Make a list of the things that you think that you are going to need, Be $ careful $ it get$ real ea$y real Quick$...:daydreaming:...

NicoleScott
09-22-2016, 09:16 AM
I was in that situation once. Single again, new job in a new town, living alone. Complete freedom to dress as much as I wanted. Enough extra money to buy what I needed. I did buy what I needed, but I didn't go crazy buying excessively.
I never got of my work clothes and just threw on a dress. My dressup sessions were all or nothing, head-to-toe full transformation - wig, makeup, the works. I went out a little at night but mostly stayed in. As it turned out, 3-4 times a week was all I needed.
You asked for advice so here goes: buy what you need to put together an outfit, head-to-toe, heels, wig, pantyhose/stockings, shapewear, etc. Doesn't need to be expensive, but it will get you started. Use self-checkouts if it makes you more comfortable. Buy moderately priced makeup (drug store, Walmart) and practice. You'll get better at it and you'll find the look you like. Just have fun. And be safe.
Finally, I am happy that I can look back at that time and NOT regret wasting that opportunity to fully explore this mysterious internal drive to dress up. That time really solidified my knowledge that I am a part-time, occasional, for my own personal pleasure, male-identified (even while dressed) crossdresser.

Katie789
09-22-2016, 12:35 PM
Thanks girls ;)

Fab advice so going to take it slow but enjoy. I purchased a dress and skirt online and have just ordered a pair of pumps today.

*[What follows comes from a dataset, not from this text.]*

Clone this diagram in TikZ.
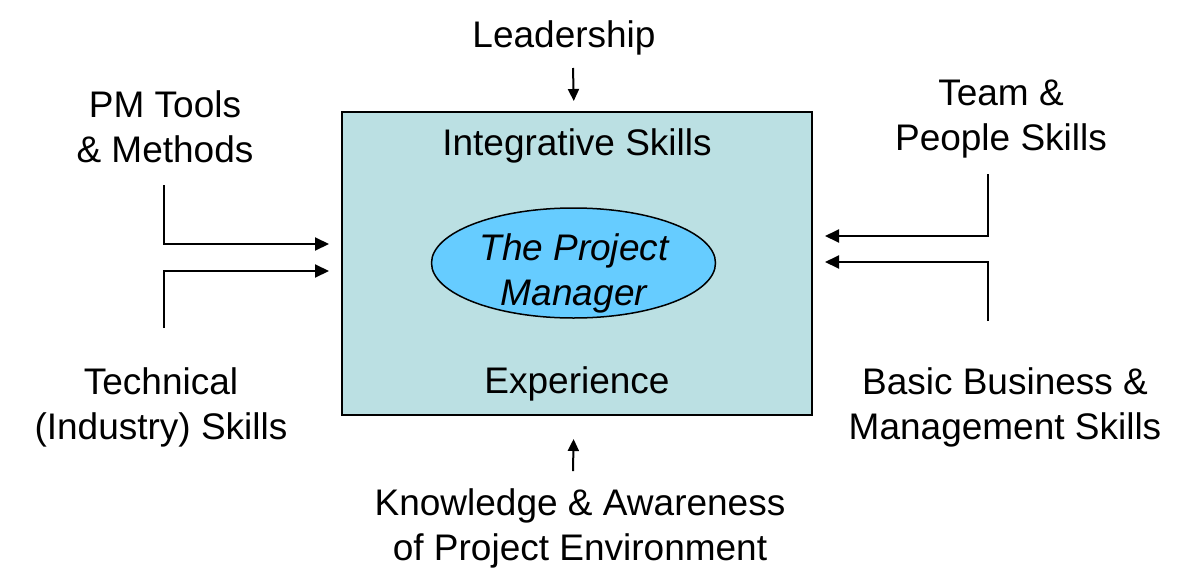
\documentclass[tikz,border=0pt]{standalone}
\usepackage{fontspec}
\setmainfont{Liberation Sans}
\usetikzlibrary{calc,shapes.geometric,arrows.meta}
\definecolor{boxfill}{HTML}{BBE0E3}
\definecolor{pmfill}{HTML}{66CCFF}
\begin{document}
\begin{tikzpicture}[x=1pt,y=-1pt,
  every node/.style={font=\fontsize{37}{45}\selectfont, inner sep=0pt},
  skill/.style={align=center},
  feed/.style={-{Triangle[length=14pt,width=13pt]}, line width=2pt, shorten >=12pt},
  push/.style={-{Triangle[length=12pt,width=11pt]}, line width=2pt}]
\useasboundingbox (0,0) rectangle (1185,578);

\node(box)[draw, line width=2pt, fill=boxfill, rectangle, minimum width=470, minimum height=303] at (577,263.5) {};
\node(pmshape)[draw, line width=1.5pt, fill=pmfill, ellipse, minimum width=284, minimum height=110] at (573.5,263) {};
\node(pm)[align=center, font=\fontsize{37}{45}\selectfont\itshape] at (574,273) {The Project\\Manager};

\node(integ)[anchor=base] at (577,155) {Integrative Skills};
\node(exper)[anchor=base] at (577,393) {Experience};

\node(lead)[anchor=base] at (564,48) {Leadership};
\node(tools)[skill] at (165,127) {PM Tools\\\& Methods};
\node(tech)[skill] at (161,407) {Technical\\(Industry) Skills};
\node(team)[skill] at (1001,119) {Team \&\\People Skills};
\node(bus)[skill] at (1005,407) {Basic Business \&\\Management Skills};
\node(know)[skill] at (580,528) {Knowledge \& Awareness\\of Project Environment};

\draw[push, shorten >=10pt] (lead.base -| pm.north) ++(-1,20) -- (box.north -| pm.north);
\draw[feed] (tools.south) ++(-1,22) |- ($(box.west)+(0,-19.5)$);
\draw[feed] (tech.north) ++(3,-39) |- ($(box.west)+(0,7.5)$);
\draw[feed] (team.south) ++(-13,16) |- ($(box.east)+(0,-27.5)$);
\draw[feed] (bus.north) ++(-17,-46) |- ($(box.east)+(0,-1.5)$);
\draw[push, shorten >=23pt] (know.north -| pm.south) ++(-1,-17) -- (box.south -| pm.south);
\end{tikzpicture}
\end{document}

Going to wait till next payday then get a top and jeans (hopefully from a thrift store if I am brave enough!) and get some makeup and try some YouTube videos.

In the meantime will spend a few evenings in skirt and heels getting used to it and hopefully posting lots on here!

dolovewell
09-22-2016, 07:48 PM
I'm in your boat. I am a few years younger than you, but I've lived on my own since graduating college. The freedom is nice but my best advice is to pace yourself. I wanted to do it every day at first, but it just became a chore, and I tore up my face with all the shaving. My sweet spot was 2 times a week, sometimes 3. This way it still was fun, fresh, and special.